Friday, July 27, 2012

Outdoors tip of the week: bowline knot more than a boater's best friend


Last week a friend untied a line that had been fastened to the bow of his boat for four years.
Called a bowline for obvious reasons, it took only seconds and finger pressure to open a knot invented centuries ago by sailors who needed to tie or free a line quickly.

The bowline is the most useful knot for any sailor, and it also should be learned by campers, hunters, anglers and anyone else who does outdoor activities.

Its biggest virtue is that, properly tied, it never gets so tight that you can't open it.
Its biggest drawback is that it can be hard to open under a load, but on balance it's useful for everything from mooring a boat to tying two lines together.

When I visit marinas, I'm often stunned by the amazing lack of knot skills most boaters demonstrate.
Many never seem to figure out that even a simple mooring hitch around a cleat will jam if you wrap it the wrong way.

Most of the time a knot that jams or comes loose is only an inconvenience, but it can cause a costly accident or result in people being injured or killed.
I knew a man who drowned after his boat swamped when he couldn't release a jammed anchor line in a big sea.

Boaters at least should learn to tie a bowline, clove hitch, trucker's hitch and a proper square knot.

Experienced sailors may suggest others, but those four will give boaters the ability to deal with most situations that require them to tie a line to something, free one quickly or lash something down.

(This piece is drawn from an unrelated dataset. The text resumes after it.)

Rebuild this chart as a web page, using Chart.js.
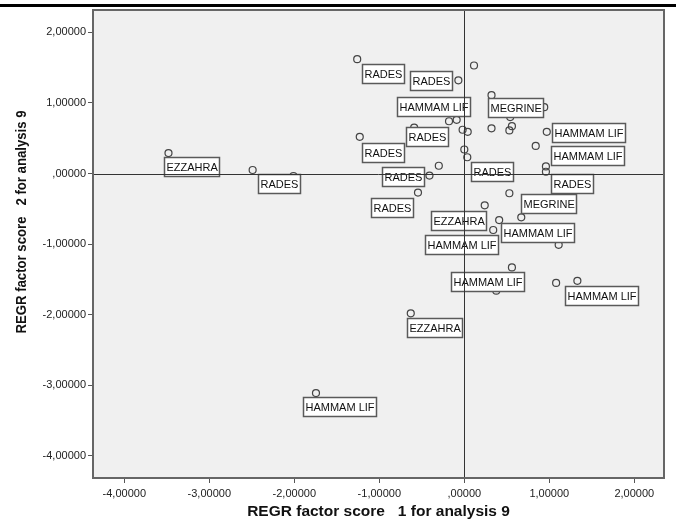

These are the best knots for specific tasks on any sailing vessel.
These are also the knots taught by Coastguard Boating Education NZ :
Figure of Eight Knot / Reef Knot / Clove Hitch / Double Sheet Bend
Bowline / Rolling Hitch /Round Turn and Two Half Hitches / Fisherman's Bend & Anchor Bend

You can learn how to tie knots from thousands of sites on the Internet, many with step-by-step videos.
A great book is "Knots: The Complete Visual Guide," by Des Pawson, with more than 100 knots, bends, hitches loops and splices in 400 pages filled with excellent illustrations.

If you can't be bothered learning to do it right, you always can follow the advice that America's Cup sailor Gary Jobson once offered as we watched a power boater fumbling with his mooring lines at a dock:

"If you can't tie good knots, tie lots of 'em."